Улучив минуту, т. е. пропустив очередь из пулемета, я, схватив папаху, перепрыгнул к Верховному. Одев ее, он двинулся опять вперед.
– Ваше Высокопревосходительство, я прошу вас дальше не идти! – сорвалось невольно с моего языка.
– Хан, вы сами говорили когда-то, что если человеку суждено умереть, то его убьет собственная тень. Кисмэт (судьба)! – произнес Верховный, продолжая идти опять вперед.
– Береженого и Бог бережет! – ответил я ему.
– Хан, прилягте здесь, а я пройду до наблюдательного пункта. Предлагаю вам я это не потому, что вы боитесь, а просто чтобы уменьшить цель. А то действительно эти негодяи нас заметили! – сказал Верховный, пройдя некоторое расстояние.
– Ваше Высокопревосходительство! Я дал слово Таисии Владимировне, что буду всюду с Вами. Хотя я и увеличиваю цель, но все же разрешите идти с Вами! – ответил я ему.
– Хорошо, идемте! – произнес басом Верховный.
На лице Верховного я уловил в это время мелькнувшую тень недовольства. Она явилась, очевидно, потому, что он в это время, может быть, старался не думать о семье.
– Ваше Высокопревосходительство, обстрел сильный, вы изволите рисковать! – говорил полковник Миончинский, спускаясь с бугра, где был его наблюдательный пункт, навстречу Верховному.
– Ложитесь все, господа! – приказал Верховный, сам стоя во весь рост и глядя в бинокль.
– О-о! – послышалось сзади меня, и один из офицеров покатился вниз с холма, на котором мы находились.
– Уже?! – сказал Миончинский, крестясь.
Верховный, не заметив упавшего офицера, ответил:
– Нет, это не отступление, а просто демонстрация. Они хотят сесть на наш левый фланг! – и, окончив осматривать позицию большевиков, повернулся назад. – Как?! Уже этот поручик убит? – спросил он удивленный, подойдя к трупу. – Полковник, при первой же возможности тело его доставьте в рощу! – приказал Верховный полковнику Миончинскому очень тихим голосом, возвращаясь обратно.

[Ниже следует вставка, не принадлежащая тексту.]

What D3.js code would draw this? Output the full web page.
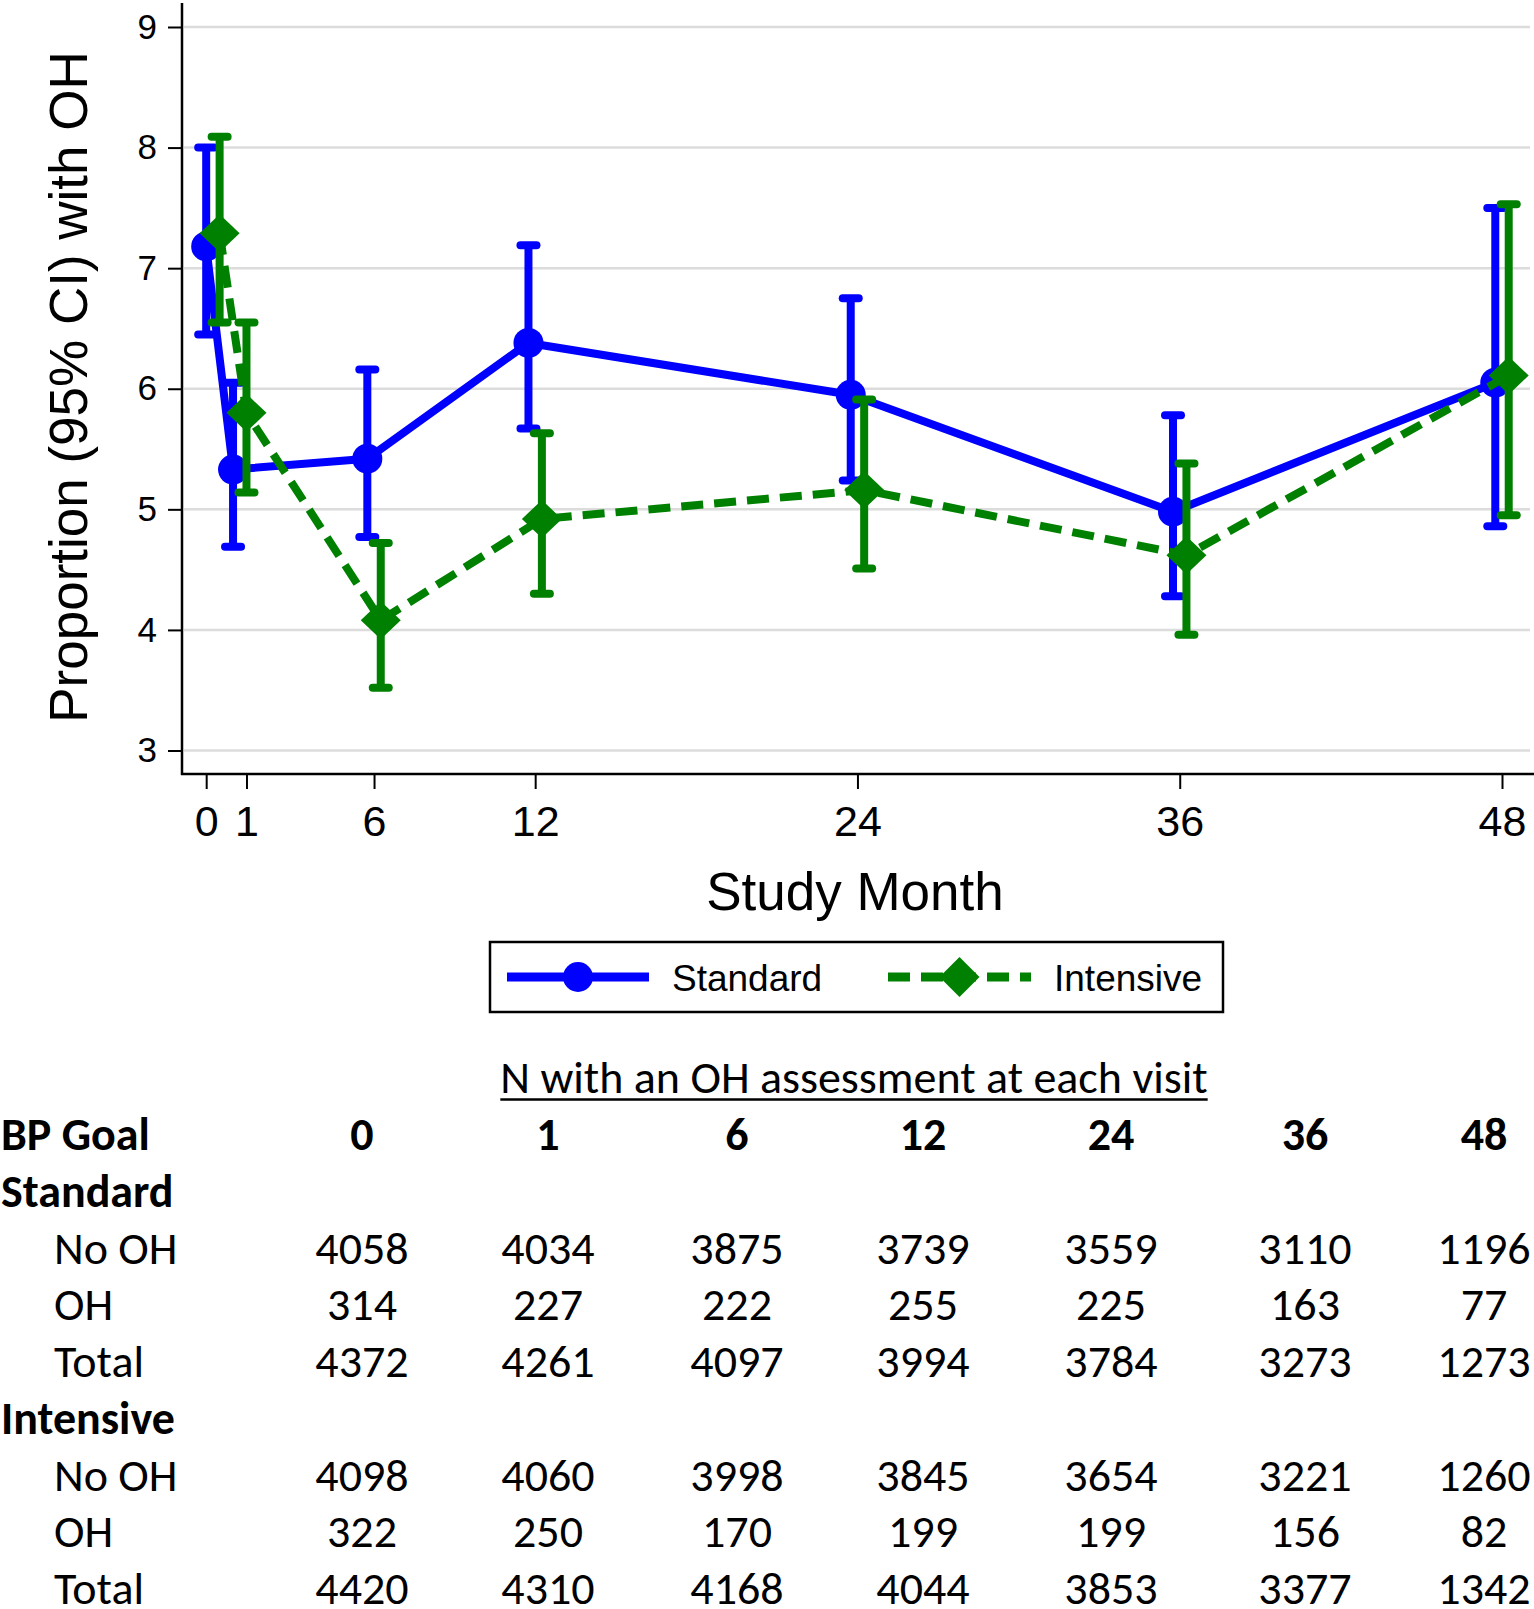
<!DOCTYPE html>
<html><head><meta charset="utf-8">
<script src="https://cdn.jsdelivr.net/npm/d3@7"></script>
<style>body{margin:0;background:#fff;} svg{display:block;background:#fff;}</style>
</head><body><svg id="chart" width="1534" height="1609"></svg>
<script>
// ---------- data ----------
const months = [0, 1, 6, 12, 24, 36, 48];
const standardMean  = [7.18, 5.33, 5.42, 6.38, 5.95, 4.98, 6.05];
const standardLower = [6.45, 4.69, 4.77, 5.67, 5.24, 4.28, 4.86];
const standardUpper = [8.00, 6.05, 6.16, 7.19, 6.75, 5.78, 7.50];
const intensiveMean  = [7.29, 5.80, 4.08, 4.92, 5.16, 4.62, 6.11];
const intensiveLower = [6.55, 5.14, 3.52, 4.30, 4.51, 3.96, 4.95];
const intensiveUpper = [8.09, 6.55, 4.72, 5.63, 5.91, 5.38, 7.53];
const xTickValues = [-0.25, 1.25, 6, 12, 24, 36, 48];
const xTickLabels = ["0", "1", "6", "12", "24", "36", "48"];
const yTickValues = [3, 4, 5, 6, 7, 8, 9];
const seriesNames = ["Standard", "Intensive"];
const tableTitle = "N with an OH assessment at each visit";
const tableColumns = ["0", "1", "6", "12", "24", "36", "48"];
const stdNoOH  = [4058, 4034, 3875, 3739, 3559, 3110, 1196];
const stdOH    = [314, 227, 222, 255, 225, 163, 77];
const stdTotal = [4372, 4261, 4097, 3994, 3784, 3273, 1273];
const intNoOH  = [4098, 4060, 3998, 3845, 3654, 3221, 1260];
const intOH    = [322, 250, 170, 199, 199, 156, 82];
const intTotal = [4420, 4310, 4168, 4044, 3853, 3377, 1342];

// ---------- setup ----------
const svg = d3.select("#chart");
const AX = "'Liberation Sans', Arial, sans-serif";
const TF = "Carlito, Calibri, Lato, sans-serif";
const BLUE = "#0000ff", GREEN = "#008000";

const x = d3.scaleLinear().domain([0, 48]).range([212.9, 1502]);
const y = d3.scaleLinear().domain([3, 9]).range([750.5, 27]);
const axisX = 182, axisY = 774;

// gridlines
svg.append("g").selectAll("line").data(yTickValues).join("line")
  .attr("x1", axisX + 2).attr("x2", 1530)
  .attr("y1", d => y(d)).attr("y2", d => y(d))
  .attr("stroke", "#dcdcdc").attr("stroke-width", 2.5);

// y axis
const gy = svg.append("g").attr("transform", `translate(${axisX},0)`)
  .call(d3.axisLeft(y).tickValues(yTickValues).tickSize(14).tickPadding(11).tickFormat(d3.format("d")));
gy.select(".domain").remove();
gy.attr("font-family", AX).attr("font-size", 35);
gy.selectAll(".tick line").attr("stroke", "#000").attr("stroke-width", 2);
gy.selectAll(".tick text").attr("fill", "#000");
svg.append("line").attr("x1", axisX).attr("x2", axisX).attr("y1", 3).attr("y2", axisY + 1)
  .attr("stroke", "#000").attr("stroke-width", 2.5);

// x axis
const gx = svg.append("g").attr("transform", `translate(0,${axisY})`)
  .call(d3.axisBottom(x).tickValues(xTickValues).tickSize(15).tickPadding(16.5)
    .tickFormat((d, i) => xTickLabels[i]));
gx.select(".domain").remove();
gx.attr("font-family", AX).attr("font-size", 43);
gx.selectAll(".tick line").attr("stroke", "#000").attr("stroke-width", 2);
gx.selectAll(".tick text").attr("fill", "#000");
svg.append("line").attr("x1", axisX - 1).attr("x2", 1534).attr("y1", axisY).attr("y2", axisY)
  .attr("stroke", "#000").attr("stroke-width", 2.5);

// axis titles
svg.append("text").attr("transform", "translate(87,387) rotate(-90)")
  .attr("text-anchor", "middle").attr("font-family", AX).attr("font-size", 53)
  .text("Proportion (95% CI) with OH");
svg.append("text").attr("x", 855).attr("y", 910).attr("text-anchor", "middle")
  .attr("font-family", AX).attr("font-size", 53).text("Study Month");

// ---------- series ----------
function buildSeries(mean, lo, hi, offset) {
  return months.map((m, i) => ({ m: m + offset, v: mean[i], lo: lo[i], hi: hi[i] }));
}
const series = [
  { name: seriesNames[0], color: BLUE, dash: null, marker: "circle",
    data: buildSeries(standardMean, standardLower, standardUpper, -0.25) },
  { name: seriesNames[1], color: GREEN, dash: "22,11", marker: "diamond",
    data: buildSeries(intensiveMean, intensiveLower, intensiveUpper, 0.25) }
];
const diamond = (hw, hh) => `M0,${-hh}L${hw},0L0,${hh}L${-hw},0Z`;
const line = d3.line().x(d => x(d.m)).y(d => y(d.v));

series.forEach(s => {
  const g = svg.append("g");
  const eb = g.append("g").selectAll("g").data(s.data).join("g");
  eb.append("line").attr("x1", d => x(d.m)).attr("x2", d => x(d.m))
    .attr("y1", d => y(d.hi)).attr("y2", d => y(d.lo))
    .attr("stroke", s.color).attr("stroke-width", 8);
  ["hi", "lo"].forEach(k => {
    eb.append("line").attr("x1", d => x(d.m) - 8).attr("x2", d => x(d.m) + 8)
      .attr("y1", d => y(d[k])).attr("y2", d => y(d[k]))
      .attr("stroke", s.color).attr("stroke-width", 8).attr("stroke-linecap", "round");
  });
  g.append("path").datum(s.data).attr("d", line).attr("fill", "none")
    .attr("stroke", s.color).attr("stroke-width", 8)
    .attr("stroke-dasharray", s.dash).attr("stroke-linejoin", "round");
  if (s.marker === "circle") {
    g.append("g").selectAll("circle").data(s.data).join("circle")
      .attr("cx", d => x(d.m)).attr("cy", d => y(d.v)).attr("r", 15).attr("fill", s.color);
  } else {
    g.append("g").selectAll("path").data(s.data).join("path")
      .attr("transform", d => `translate(${x(d.m)},${y(d.v)})`)
      .attr("d", diamond(20, 19)).attr("fill", s.color);
  }
});

// ---------- legend ----------
const lg = svg.append("g");
lg.append("rect").attr("x", 490).attr("y", 942).attr("width", 733).attr("height", 70)
  .attr("fill", "#fff").attr("stroke", "#000").attr("stroke-width", 2.5);
const legendItems = [
  { s: series[0], x0: 507, x1: 649, tx: 672 },
  { s: series[1], x0: 888, x1: 1031, tx: 1054 }
];
legendItems.forEach(it => {
  const cy = 977, cx = (it.x0 + it.x1) / 2;
  lg.append("line").attr("x1", it.x0).attr("x2", it.x1).attr("y1", cy).attr("y2", cy)
    .attr("stroke", it.s.color).attr("stroke-width", 9).attr("stroke-dasharray", it.s.dash);
  if (it.s.marker === "circle") {
    lg.append("circle").attr("cx", cx).attr("cy", cy).attr("r", 15).attr("fill", it.s.color);
  } else {
    lg.append("path").attr("transform", `translate(${cx},${cy})`).attr("d", diamond(20, 20))
      .attr("fill", it.s.color);
  }
  lg.append("text").attr("x", it.tx).attr("y", 991).attr("font-family", AX).attr("font-size", 37)
    .text(it.s.name);
});

// ---------- table ----------
const tableRows = [
  { label: "BP Goal", bold: true, indent: false, values: tableColumns },
  { label: "Standard", bold: true, indent: false, values: null },
  { label: "No OH", indent: true, values: stdNoOH },
  { label: "OH", indent: true, values: stdOH },
  { label: "Total", indent: true, values: stdTotal },
  { label: "Intensive", bold: true, indent: false, values: null },
  { label: "No OH", indent: true, values: intNoOH },
  { label: "OH", indent: true, values: intOH },
  { label: "Total", indent: true, values: intTotal }
];
const colX = d3.scaleOrdinal().domain(tableColumns).range([362, 548, 737, 923, 1111, 1305, 1484]);
const rowY = d3.scalePoint().domain(d3.range(tableRows.length)).range([1150, 1604]);
const tg = svg.append("g").attr("font-family", TF).attr("font-size", 46).attr("fill", "#000");

const title = tg.append("text").attr("x", 854).attr("y", 1093).attr("text-anchor", "middle")
  .text(tableTitle);
const bb = title.node().getBBox();
tg.append("line").attr("x1", bb.x).attr("x2", bb.x + bb.width).attr("y1", 1099.5).attr("y2", 1099.5)
  .attr("stroke", "#000").attr("stroke-width", 2.5);

tableRows.forEach((r, i) => {
  const yy = rowY(i);
  tg.append("text").attr("x", r.indent ? 54 : 1).attr("y", yy)
    .attr("font-weight", r.bold ? 700 : 400).text(r.label);
  if (r.values) {
    r.values.forEach((v, j) => {
      tg.append("text").attr("x", colX(tableColumns[j])).attr("y", yy)
        .attr("text-anchor", "middle").attr("font-weight", i === 0 ? 700 : 400).text(v);
    });
  }
});
</script>
</body></html>
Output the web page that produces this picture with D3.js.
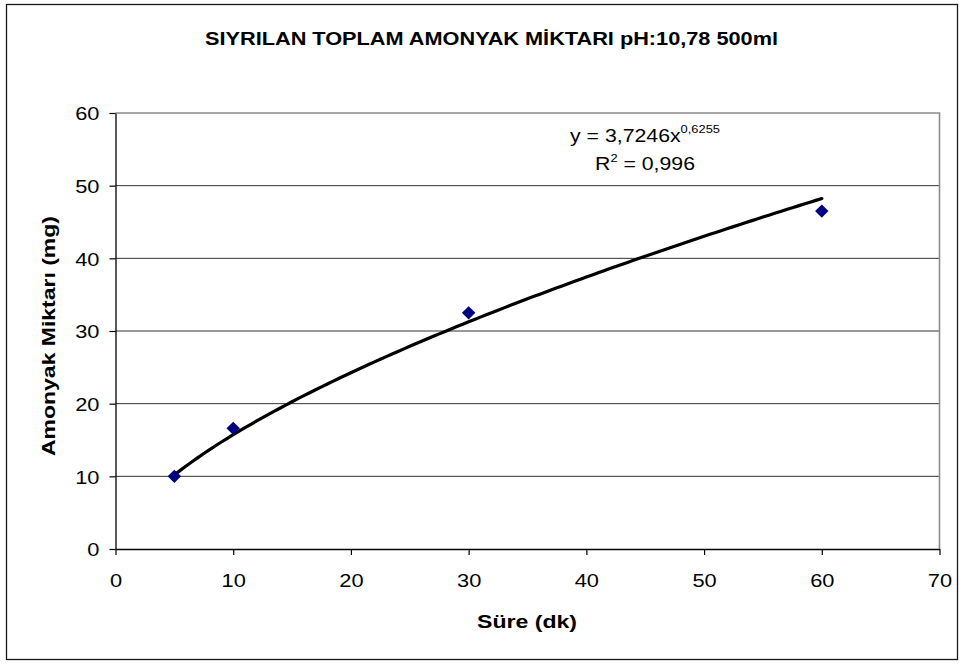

Назад мы шли молча. Верховный о чем-то сильно задумался. Наступила темнота. Я нарушил молчание, задав Верховному вопрос: есть ли хоть капля надежды на взятие этого несчастного города?
– А что – сомнение? Хан! Мы должны его взять! Отступление поведет к агонии и немедленной гибели армии. Если уж суждено погибнуть, то погибнем с честью в открытом бою! – ответил Верховный.